We thank Dr Oh for his interest and comments on our manuscript. In this study, we reported the frequent occurrence of outer foveolar defects after surgery for small macular holes (MHs) and described their process and period of disappearance. Dr Oh pointed out that hidden photoreceptor defects, which were not detected in time-domain (Stratus OCT; Carl Zeiss Meditec, Dublin, California, USA) optical coherence tomography (OCT) because of the poor resolution, may remain long after surgery. We partly agree with his comment and already have discussed the limitations of using time-domain OCT. However, because of the innate limitations of OCT, which depends on tissue reflectance, even high-resolution OCT cannot replace histologic study. Because a histologic result is required to confirm the integrity of photoreceptors, the term outer foveolar (or foveal ) defect has been used instead of photoreceptor defect in the description of OCT results not only in this study, but also in some previous studies. The histologic results that Dr Oh cited were from the eye that seemed a poor candidate to show a full recovery of photoreceptors after MH sealing. That was a large and chronic MH. As we suggested in the Discussion, full recovery of photoreceptors in the eye is not anticipated.
The main results of our study were obtained using Stratus OCT in all subjects to create a consistent data set. We also collected extra spectral-domain (SD) OCT images from some of the subjects. Although the number of cases was not sufficient to reach any conclusion, the development and complete extinction of outer foveolar defects also were noted in the SD OCT examination. Our observation also is in line with previous studies using SD OCT, which documented the disappearance of outer foveolar defects and the restoration of the inner segment and outer segment junctions in 9 of 28 cases after 6 months. However, we also agree that there may be tiny outer foveolar defects that may not be detected by Stratus OCT, but could be detected by SD OCT. The transverse resolutions of Stratus OCT and SD OCT are reported as 20 and 10 μm, respectively. Thus, with SD OCT it is possible that the mean period for the disappearance of the defects is longer than the 6 months of our study.
In Figure 2, we intended to show a schematic drawing of the MH sealing process. Each illustration is consistent with time-based changes of the fovea on OCTs from different patients. Dr Oh’s comment regarding the process of resolution of outer foveolar defects in Figure 1 is not actually different from the description in the legend of Figure 2 and in the Discussion.

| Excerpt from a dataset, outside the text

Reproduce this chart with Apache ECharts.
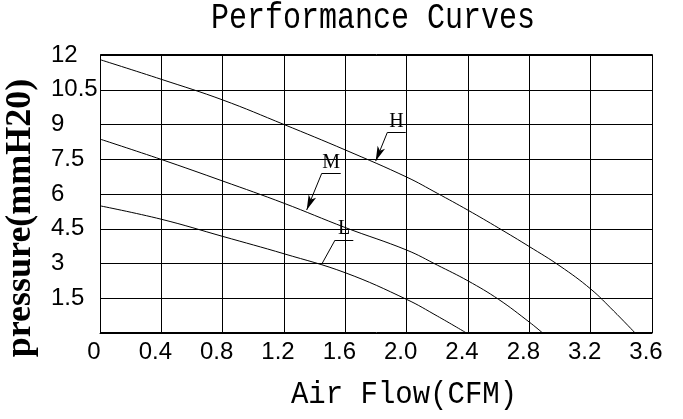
<!DOCTYPE html>
<html>
<head>
<meta charset="utf-8">
<script src="https://cdn.jsdelivr.net/npm/echarts@6/dist/echarts.min.js"></script>
<style>
html,body{margin:0;padding:0;background:#fff;}
#chart{width:683px;height:419px;}
</style>
</head>
<body>
<div id="chart"></div>
<script>
// ---- data ----
const flowH = [0, 0.4, 0.8, 1.2, 1.6, 2.0, 2.2, 2.4, 2.6, 2.8, 3.0, 3.2, 3.35, 3.49];
const presH = [11.8, 10.95, 10.06, 9.0, 7.9, 6.73, 6.03, 5.3, 4.53, 3.73, 2.89, 1.9, 0.95, 0];
const flowM = [0, 0.4, 0.8, 1.2, 1.6, 2.0, 2.2, 2.4, 2.6, 2.8, 2.887];
const presM = [8.37, 7.49, 6.56, 5.6, 4.55, 3.58, 2.93, 2.25, 1.45, 0.47, 0];
const flowL = [0, 0.4, 0.8, 1.2, 1.6, 2.0, 2.2, 2.39];
const presL = [5.49, 4.91, 4.17, 3.42, 2.6, 1.45, 0.73, 0];
const seriesNames = ['H', 'M', 'L'];
// annotation anchor points (data units): label underline start/end and pointer tip
const noteH = {u0: [1.874, 8.66], u1: [1.994, 8.66], tip: [1.798, 7.42]};
const noteM = {u0: [1.446, 6.89], u1: [1.570, 6.89], tip: [1.348, 5.31]};
const noteL = {u0: [1.533, 4.01], u1: [1.652, 4.01], tip: [1.446, 2.97]};
const xTicks = ['0', '0.4', '0.8', '1.2', '1.6', '2.0', '2.4', '2.8', '3.2', '3.6'];
const yTicks = ['', '1.5', '3', '4.5', '6', '7.5', '9', '10.5', '12'];
const titleText = 'Performance Curves';
const xName = 'Air Flow(CFM)';
const yName = 'pressure(mmH20)';

function pairs(xs, ys) { return xs.map((x, i) => [x, ys[i]]); }

function notes(name, n, arrow) {
  return {
    silent: true,
    animation: false,
    symbol: 'none',
    lineStyle: {color: '#000', width: 1, type: 'solid'},
    label: {show: false},
    emphasis: {disabled: true},
    data: [
      [
        {coord: n.u0, symbol: 'none', label: {show: true, position: 'insideMiddleTop', formatter: name,
          color: '#000', fontFamily: 'Liberation Serif', fontSize: 20, distance: 1}},
        {coord: n.u1, symbol: 'none'}
      ],
      [
        {coord: n.u0, symbol: 'none', label: {show: false}},
        {coord: n.tip, symbol: arrow ? 'arrow' : 'none', symbolSize: [6, 15]}
      ]
    ]
  };
}

const chart = echarts.init(document.getElementById('chart'), null, {renderer: 'canvas'});
const curveStyle = {color: '#000', width: 1};
chart.setOption({
  animation: false,
  backgroundColor: '#fff',
  grid: {left: 100, right: 31, top: 55, bottom: 86},
  xAxis: {
    type: 'value', min: 0, max: 3.6, interval: 0.4,
    axisLine: {show: true, lineStyle: {color: '#000', width: 1}},
    axisTick: {show: false},
    splitLine: {show: true, lineStyle: {color: '#000', width: 1}},
    axisLabel: {
      color: '#000', fontFamily: 'Liberation Sans', fontSize: 24, margin: 7,
      padding: [0, 12, 0, 0],
      formatter: (v) => xTicks[Math.round(v / 0.4)]
    }
  },
  yAxis: {
    type: 'value', min: 0, max: 12, interval: 1.5,
    axisLine: {show: true, lineStyle: {color: '#000', width: 1}},
    axisTick: {show: false},
    splitLine: {show: true, lineStyle: {color: '#000', width: 1}},
    axisLabel: {
      color: '#000', fontFamily: 'Liberation Sans', fontSize: 24, margin: 49, align: 'left',
      formatter: (v) => yTicks[Math.round(v / 1.5)]
    }
  },
  graphic: [
    {type: 'rect', shape: {x: 100.5, y: 54.5, width: 552, height: 278}, style: {fill: 'none', stroke: '#000', lineWidth: 1}, silent: true, z: 10},
    {type: 'text', x: 373, y: 18, scaleY: 1.25, silent: true,
      style: {text: titleText, fill: '#000', font: '30px "Liberation Mono"', align: 'center', verticalAlign: 'middle', textAlign: 'center', textVerticalAlign: 'middle'}},
    {type: 'text', x: 404, y: 395, scaleY: 1.1, silent: true,
      style: {text: xName, fill: '#000', font: '29px "Liberation Mono"', align: 'center', verticalAlign: 'middle', textAlign: 'center', textVerticalAlign: 'middle'}},
    {type: 'text', x: 21, y: 218, rotation: Math.PI / 2, silent: true,
      style: {text: yName, fill: '#000', font: 'bold 36px "Liberation Serif"', align: 'center', verticalAlign: 'middle', textAlign: 'center', textVerticalAlign: 'middle'}}
  ],
  series: [
    {name: seriesNames[0], type: 'line', smooth: 0.4, symbol: 'none', lineStyle: curveStyle, data: pairs(flowH, presH), markLine: notes('H', noteH, true), z: 5},
    {name: seriesNames[1], type: 'line', smooth: 0.4, symbol: 'none', lineStyle: curveStyle, data: pairs(flowM, presM), markLine: notes('M', noteM, true), z: 5},
    {name: seriesNames[2], type: 'line', smooth: 0.4, symbol: 'none', lineStyle: curveStyle, data: pairs(flowL, presL), markLine: notes('L', noteL, false), z: 5}
  ]
});
</script>
</body>
</html>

There have been many reports about MH development, but research on MH sealing has been hindered by certain limitations so far. In this regard, this study suggests meaningful observations. However, the sealing mechanism hypothesis provided in this study is based on the inference of the authors. This requires further investigation to be proven. We expect that further studies on the MH sealing process may shed light on the development of more efficient means to induce MH sealing.